### [Entries shown]
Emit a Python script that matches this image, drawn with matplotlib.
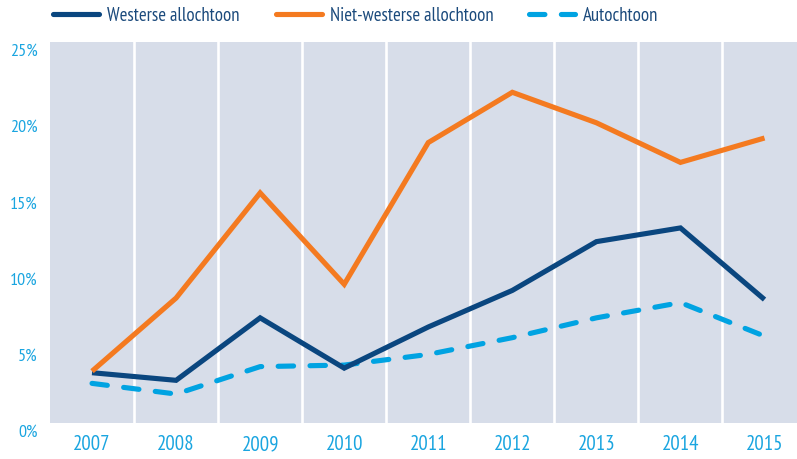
import matplotlib
matplotlib.use("Agg")
import matplotlib.pyplot as plt
import matplotlib.transforms as mtransforms
from matplotlib.lines import Line2D

plt.rcParams['font.family'] = ['PT Sans Narrow', 'Roboto Condensed', 'Fira Sans Condensed',
                               'Open Sans Condensed', 'Archivo Narrow', 'Liberation Sans Narrow',
                               'DejaVu Sans']

years = ['2007', '2008', '2009', '2010', '2011', '2012', '2013', '2014', '2015']
westerse = [3.3, 2.8, 6.9, 3.6, 6.3, 8.7, 11.9, 12.8, 8.1]
niet_westerse = [3.4, 8.2, 15.1, 9.1, 18.4, 21.7, 19.7, 17.1, 18.7]
autochtoon = [2.6, 1.9, 3.7, 3.8, 4.5, 5.6, 6.9, 7.9, 5.7]
y_ticks = [0, 5, 10, 15, 20, 25]
series_names = ['Westerse allochtoon', 'Niet-westerse allochtoon', 'Autochtoon']

NAVY = '#0a467f'
ORANGE = '#f47a20'
CYAN = '#00a3e2'
LABEL = '#1aa5e0'
TEXT = '#1b4a7c'
BG = '#d7dde9'

W, H = 797, 459
fig = plt.figure(figsize=(W / 100, H / 100), dpi=100)
left, right, top, bottom = 50, 50 + 9 * 84.06, 42, 423
ax = fig.add_axes([left / W, (H - bottom) / H, (right - left) / W, (bottom - top) / H])
ax.set_facecolor(BG)
for s in ax.spines.values():
    s.set_visible(False)

x = list(range(len(years)))
for i in range(1, len(years)):
    ax.axvline(i - 0.5, color='white', lw=1.9, zorder=1)

lw = 3.7
ax.plot(x, westerse, color=NAVY, lw=lw, solid_joinstyle='miter', solid_capstyle='butt', zorder=3,
        label=series_names[0])
ax.plot(x, niet_westerse, color=ORANGE, lw=lw, solid_joinstyle='miter', solid_capstyle='butt', zorder=3,
        label=series_names[1])
ax.plot(x, autochtoon, color=CYAN, lw=lw, dashes=(3.0, 3.2), dash_capstyle='round', zorder=2,
        label=series_names[2])

ax.set_xlim(-0.5, 8.5)
ax.set_ylim(0, 25)
ax.set_xticks(x)
ax.set_xticklabels(years)
ax.set_yticks(y_ticks)
ax.set_yticklabels([f'{v}%' for v in y_ticks])
ax.tick_params(axis='both', length=0)
ax.tick_params(axis='y', pad=9, labelsize=13, labelcolor=LABEL)
ax.tick_params(axis='x', pad=9, labelsize=15, labelcolor=LABEL)

# y labels sit a little below their tick positions
offset = mtransforms.ScaledTranslation(0, -8 / 100, fig.dpi_scale_trans)
for lab in ax.get_yticklabels():
    lab.set_transform(lab.get_transform() + offset)

handles = [
    Line2D([], [], color=NAVY, lw=lw, solid_capstyle='round'),
    Line2D([], [], color=ORANGE, lw=lw, solid_capstyle='round'),
    Line2D([], [], color=CYAN, lw=lw, dashes=(3.0, 3.2), dash_capstyle='round'),
]
fs = 13.5
px = fs / 72 * 100
leg = fig.legend(handles, series_names, loc='center left',
                 bbox_to_anchor=(53 / W, 1 - 16 / H), ncol=3, frameon=False,
                 fontsize=fs, handlelength=46 / px, handletextpad=8 / px,
                 columnspacing=36 / px, borderpad=0, borderaxespad=0)
for t in leg.get_texts():
    t.set_color(TEXT)

fig.savefig('out.png', dpi=100)
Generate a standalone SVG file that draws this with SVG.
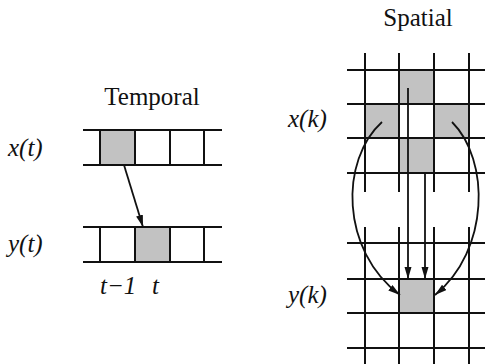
<svg xmlns="http://www.w3.org/2000/svg" width="485" height="364" viewBox="0 0 485 364">
<style>
.g{stroke:#111;stroke-width:2;fill:none}
.s{fill:#c2c2c2;stroke:none}
.c{stroke:#111;stroke-width:1.8;fill:none;marker-end:url(#ah)}
</style>
<defs>
<marker id="ah" markerUnits="userSpaceOnUse" markerWidth="13" markerHeight="8" refX="12" refY="3.5" orient="auto">
<path d="M0,0 L12,3.5 L0,7 z" fill="#111"/>
</marker>
</defs>
<rect width="485" height="364" fill="#fff"/>
<g font-family="Liberation Serif, Times New Roman, Times, serif" font-size="25" fill="#111">
<g id="temporal-title"><text x="152" y="105" text-anchor="middle">Temporal</text></g>
<g id="x-t-row">
<text font-style="italic" x="8" y="156">x(t)</text>
<rect class="s" x="100" y="130" width="35" height="35"/>
<path class="g" d="M83,130H222M83,165H222M100,130V165M135,130V165M170,130V165M204,130V165"/>
</g>
<g id="y-t-row">
<text font-style="italic" x="8" y="252">y(t)</text>
<rect class="s" x="135" y="227" width="35" height="35"/>
<path class="g" d="M83,227H222M83,262H222M100,227V262M135,227V262M170,227V262M204,227V262"/>
<text font-style="italic" x="100" y="294">t−1</text>
<text font-style="italic" x="152" y="294">t</text>
</g>
<g id="spatial-title"><text x="418" y="26" text-anchor="middle">Spatial</text></g>
<g id="x-k-grid">
<text font-style="italic" x="288" y="127">x(k)</text>
<rect class="s" x="399" y="70" width="35" height="34"/>
<rect class="s" x="365" y="104" width="34" height="34"/>
<rect class="s" x="434" y="104" width="35" height="34"/>
<rect class="s" x="399" y="138" width="35" height="35"/>
<path class="g" d="M347,70H485M347,104H485M347,138H485M347,173H485M365,53V192M399,53V192M434,53V192M469,53V192"/>
</g>
<g id="y-k-grid">
<text font-style="italic" x="288" y="303">y(k)</text>
<rect class="s" x="399" y="279" width="35" height="34"/>
<path class="g" d="M347,243H485M347,279H485M347,313H485M347,348H485M365,227V364M399,227V364M434,227V364M469,227V364"/>
</g>
</g>
<g id="connectors">
<path class="c" d="M124,165L143,227"/>
<path class="c" d="M408,88V279"/>
<path class="c" d="M425,173V279"/>
<path class="c" d="M382,122C340,160 340,250 400,295"/>
<path class="c" d="M452,122C490,160 490,250 435,295"/>
</g>
</svg>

### [Goal]
Print the data above verbatim from the first line through the line holding "label=series_names[2])", leaving every picture out.

### [Output of the task]
Emit a Python script that matches this image, drawn with matplotlib.
import matplotlib
matplotlib.use("Agg")
import matplotlib.pyplot as plt
import matplotlib.transforms as mtransforms
from matplotlib.lines import Line2D

plt.rcParams['font.family'] = ['PT Sans Narrow', 'Roboto Condensed', 'Fira Sans Condensed',
                               'Open Sans Condensed', 'Archivo Narrow', 'Liberation Sans Narrow',
                               'DejaVu Sans']

years = ['2007', '2008', '2009', '2010', '2011', '2012', '2013', '2014', '2015']
westerse = [3.3, 2.8, 6.9, 3.6, 6.3, 8.7, 11.9, 12.8, 8.1]
niet_westerse = [3.4, 8.2, 15.1, 9.1, 18.4, 21.7, 19.7, 17.1, 18.7]
autochtoon = [2.6, 1.9, 3.7, 3.8, 4.5, 5.6, 6.9, 7.9, 5.7]
y_ticks = [0, 5, 10, 15, 20, 25]
series_names = ['Westerse allochtoon', 'Niet-westerse allochtoon', 'Autochtoon']

NAVY = '#0a467f'
ORANGE = '#f47a20'
CYAN = '#00a3e2'
LABEL = '#1aa5e0'
TEXT = '#1b4a7c'
BG = '#d7dde9'

W, H = 797, 459
fig = plt.figure(figsize=(W / 100, H / 100), dpi=100)
left, right, top, bottom = 50, 50 + 9 * 84.06, 42, 423
ax = fig.add_axes([left / W, (H - bottom) / H, (right - left) / W, (bottom - top) / H])
ax.set_facecolor(BG)
for s in ax.spines.values():
    s.set_visible(False)

x = list(range(len(years)))
for i in range(1, len(years)):
    ax.axvline(i - 0.5, color='white', lw=1.9, zorder=1)

lw = 3.7
ax.plot(x, westerse, color=NAVY, lw=lw, solid_joinstyle='miter', solid_capstyle='butt', zorder=3,
        label=series_names[0])
ax.plot(x, niet_westerse, color=ORANGE, lw=lw, solid_joinstyle='miter', solid_capstyle='butt', zorder=3,
        label=series_names[1])
ax.plot(x, autochtoon, color=CYAN, lw=lw, dashes=(3.0, 3.2), dash_capstyle='round', zorder=2,
        label=series_names[2])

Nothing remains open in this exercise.